福地さん「鶴の傘鉾」を修復 和歌祭で披露

401年目を迎える紀州東照宮(和歌山市和歌浦西)の例大祭「和歌祭」の練り物の一つ「鶴の傘鉾」の修復作業が完了し、14日に行われる同祭で、美しくよみがえった姿が披露される。

鶴の傘鉾の修復を手掛けたのは和歌山市の堂宮大工、福地稔さん(45)。福地さんはこれまでに、高野山の金剛三昧院多宝塔や出雲大社などの国宝、旧中筋家住宅や粉河寺大門などの重要文化財をはじめ貴重な文化財の保存修理に従事。2011年の紀伊半島大水害で被害を受けた熊野那智大社、15年のネパール地震で全壊した王宮の復旧にも関わってきた。

鶴の傘鉾は和歌祭の創始以降、約400年間途絶えることなく受け継がれてきた練り物の一つ。1646年に完成した住吉広通筆「東照宮縁起絵巻 第五巻」(紀州東照宮蔵)にも描かれている。

紀州東照宮によると、現在の鶴の傘鉾がいつ制作されたかは不明。鶴の傘鉾の運営に関わる地元の人たちが長年にわたり修理を重ね、大切にしてきた。しかし、彩色や木の部分の傷みは進む一方で、今回、福地さんに本格的な修復を依頼した。

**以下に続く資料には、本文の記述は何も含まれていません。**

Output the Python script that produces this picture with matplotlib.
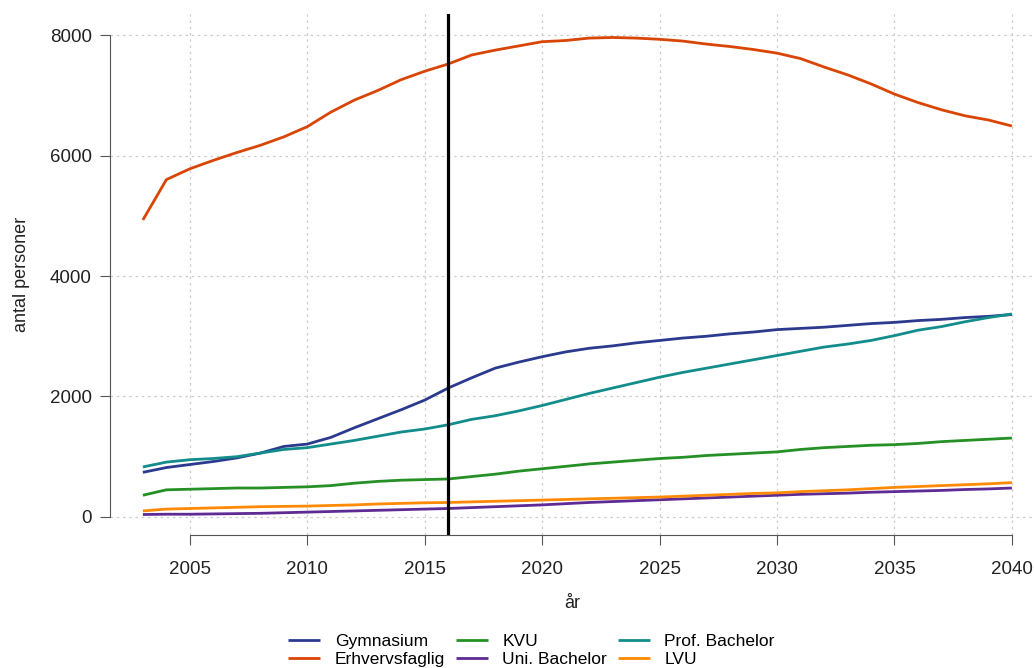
import matplotlib
matplotlib.use("Agg")
import matplotlib.pyplot as plt
import numpy as np

plt.rcParams['font.family'] = ['Liberation Sans', 'DejaVu Sans']

# Data (antal personer pr. år)
years = np.arange(2003, 2041)

gymnasium = [740, 820, 870, 920, 980, 1060, 1170, 1210, 1320, 1480,
             1630, 1780, 1940, 2140, 2310, 2470, 2570, 2660, 2740, 2800,
             2840, 2890, 2930, 2970, 3000, 3040, 3070, 3110, 3130, 3150,
             3180, 3210, 3230, 3260, 3280, 3310, 3330, 3360]
erhvervsfaglig = [4930, 5600, 5780, 5920, 6050, 6170, 6310, 6480, 6720, 6920,
                  7080, 7260, 7400, 7520, 7670, 7750, 7820, 7890, 7910, 7950,
                  7960, 7950, 7930, 7900, 7850, 7810, 7760, 7700, 7610, 7470,
                  7340, 7190, 7020, 6880, 6760, 6660, 6590, 6490]
kvu = [360, 450, 460, 470, 480, 480, 490, 500, 520, 560,
       590, 610, 620, 630, 670, 710, 760, 800, 840, 880,
       910, 940, 970, 990, 1020, 1040, 1060, 1080, 1120, 1150,
       1170, 1190, 1200, 1220, 1250, 1270, 1290, 1310]
uni_bachelor = [40, 45, 45, 50, 55, 60, 70, 80, 90, 100,
                110, 120, 130, 140, 155, 170, 185, 200, 220, 240,
                255, 270, 285, 300, 315, 330, 345, 360, 375, 385,
                395, 410, 420, 430, 440, 455, 465, 480]
prof_bachelor = [830, 910, 950, 970, 1000, 1060, 1120, 1150, 1210, 1270,
                 1340, 1410, 1460, 1530, 1620, 1680, 1760, 1850, 1950, 2050,
                 2140, 2230, 2320, 2400, 2470, 2540, 2610, 2680, 2750, 2820,
                 2870, 2930, 3010, 3100, 3160, 3240, 3310, 3370]
lvu = [100, 130, 140, 150, 160, 170, 175, 180, 190, 200,
       215, 225, 235, 240, 250, 260, 270, 280, 290, 300,
       310, 320, 330, 345, 360, 375, 390, 400, 420, 435,
       450, 470, 490, 505, 520, 535, 550, 570]

series = [
    ("Gymnasium", gymnasium, "#2B3A8F"),
    ("Erhvervsfaglig", erhvervsfaglig, "#D94505"),
    ("KVU", kvu, "#259025"),
    ("Uni. Bachelor", uni_bachelor, "#5E2A94"),
    ("Prof. Bachelor", prof_bachelor, "#138C8C"),
    ("LVU", lvu, "#FF8A05"),
]
split_year = 2016
x_ticks = [2005, 2010, 2015, 2020, 2025, 2030, 2035, 2040]
y_ticks = [0, 2000, 4000, 6000, 8000]

W, H = 1034, 668
fig = plt.figure(figsize=(W / 100, H / 100), dpi=100)
# plot region: x 110..1034 px, y 14..535 px
ax = fig.add_axes([110 / W, 1 - 535 / H, (W - 110) / W, (535 - 14) / H])

for name, vals, col in series:
    ax.plot(years, vals, color=col, lw=2.0, label=name, solid_capstyle='butt')

ax.axvline(split_year, color='black', lw=2.3)

ax.set_xlim(2001.6, 2040.94)
ax.set_ylim(-300, 8350)

# R-style axes
for s in ['top', 'right']:
    ax.spines[s].set_visible(False)
ax.spines['left'].set_bounds(0, 8000)
ax.spines['bottom'].set_bounds(2005, 2040)
ax.spines['left'].set_color('#555555')
ax.spines['bottom'].set_color('#555555')
ax.set_xticks(x_ticks)
ax.set_yticks(y_ticks)
ax.tick_params(axis='both', length=7, color='#555555', labelsize=13.5,
               labelcolor='#222222')
ax.tick_params(axis='x', pad=12)
ax.tick_params(axis='y', pad=6)
ax.grid(True, linestyle=(0, (2, 3)), color='#CCCCCC', lw=0.9)
ax.set_axisbelow(True)

ax.set_xlabel("år", fontsize=13, color='#222222', labelpad=12)
ax.set_ylabel("antal personer", fontsize=13, color='#222222', labelpad=14)

fig.legend(loc='upper left', bbox_to_anchor=(288 / W, 1 - 634 / H), ncol=3,
           frameon=False, fontsize=12.5, handlelength=1.85, columnspacing=0.6,
           labelspacing=0.15, handletextpad=0.85, borderpad=0, borderaxespad=0)

fig.savefig("out.png", dpi=100)
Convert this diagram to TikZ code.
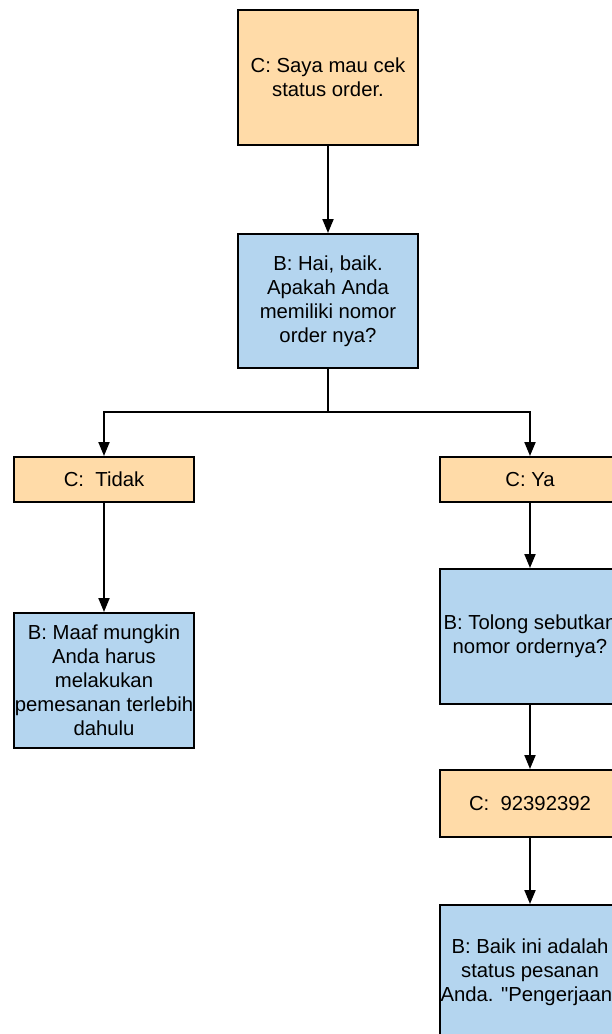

桜の木でできた鶴の胴体をなでると、滑らかな凹凸を手のひらに感じる。これは何種類ものノミを使って彫った証しだという。福地さんは「当時の職人の仕事ぶりが分かる」と話す。

修復にあたって参考にした資料は、江戸期の絵巻や明治から大正期にかけての古写真など。図面は残っておらず、全て手探りからのスタートだったが、福地さんは、「一つひとつ昔の人が僕に教えてくれる」とし、当時の職人と会話するかのように、丁寧に解体しながら元の姿を探った。中には再利用できる部分もあったが、傷みが進んだ羽や足などは新たに制作した。鶴が乗る和傘作りは福地さんにとっても初めての作業。竹製の骨作りから試行錯誤した。

福地さんは「今度は僕が次の世代の人に技術をつなげていく番。ヘタな仕事は絶対にできない」とほほ笑む。

完成した鶴は、両翼を広げ、今まさに力強く飛び立とうとする勇壮な姿を表現。羽の一枚一枚に角度や反りの変化をつけ、どの位置からでも美しく見えるよう工夫した。

今回の修復には、福地さんを中心に、岐阜の和傘職人や日光東照宮の国宝・陽明門の彩色などを手掛けた小西美術工藝社(東京港区)の職人らも協力。伝統技術を受け継ぐ匠(たくみ)の技の集大成となった。

地元の人や有識者らと話し合いをしたという福地さんは「400年以上の歴史ある祭りを、守って続けている人たちがいる。その思いに応えられれば」と力を込める。

和歌祭は14日、午前11時から神輿(みこし)おろしが行われ、鶴の傘鉾が練り歩く渡御行列は正午からとなっている。